Republicans Misunderstand the Buckley Rule

Supporters of wishy washy Republican candidates like Mitt Romney and John McCain like to mention the Buckley Rule which states that we need to support "the rightwardmost viable candidate".  According to them,  true conservatives only cost us elections.  Well a former National Review editor, who was there when Bill Buckley voiced the Buckley Rule, says that these moderates have been misunderstanding what Buckley meant:

 We all knew what "viable" meant in Bill's lexicon. It meant somebody who saw the world as we did. Somebody who would bring credit to our cause. Somebody who, win or lose, would conservatize the Republican party and the country. It meant somebody like Barry Goldwater. (And so it came to pass. For the next 40 years, the GOP nominated and elected men from the West and the South. Nixon won twice, Reagan twice, the Bushes thrice. Only in recent cycles has the GOP reverted to its habit of nominating "moderates" favored by the establishment. Dole, McCain, Romney — all of them were admired by the fashionable media until they won the GOP nomination, at which point they were abandoned in favor of the liberal nominated by the Democrats.)

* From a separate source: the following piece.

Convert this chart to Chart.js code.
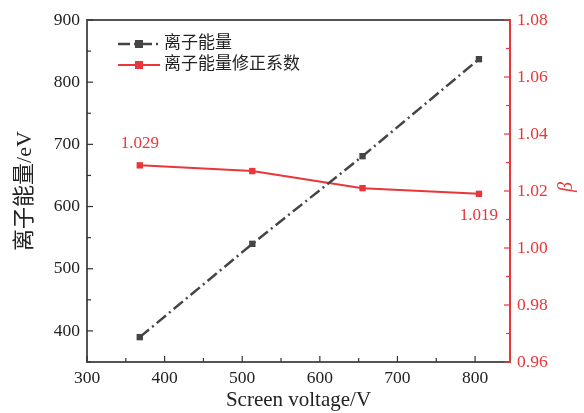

Bill Buckley was careful with words. If he had opted on that June day for the words "rightwardmost electable candidate," we would all have recognized it as a victory for Team Rockefeller. And life might look very different today. If there had been no Goldwater, National Review might not have become so influential, and if there had been no Goldwater, no National Review, there might have been no Reagan.

I did not check back every five minutes over the next 50 years to see if Bill had amended his formulation of the Buckley Rule. But in the following year, 1965, he reaffirmed his position by running in New York City as a third-party conservative against a highly electable Republican. I can tell you as the manager of that campaign that there was never a single day, from our first planning meeting in February until the polls closed in November, that Bill considered himself even remotely electable. But viable? Absolutely. He was the best candidate in the country to carry the conservative message into the heart of American liberalism. And for those who needed further reinforcement of the point, five years later Bill's brother, James, ran for the U.S. Senate as a third-party candidate against a mainstream-Republican incumbent.

We all understand that it is Karl Rove's mission to promote the Republican party. It was the mission of Bill Buckley to promote the conservative cause. There should be no confusion between the two.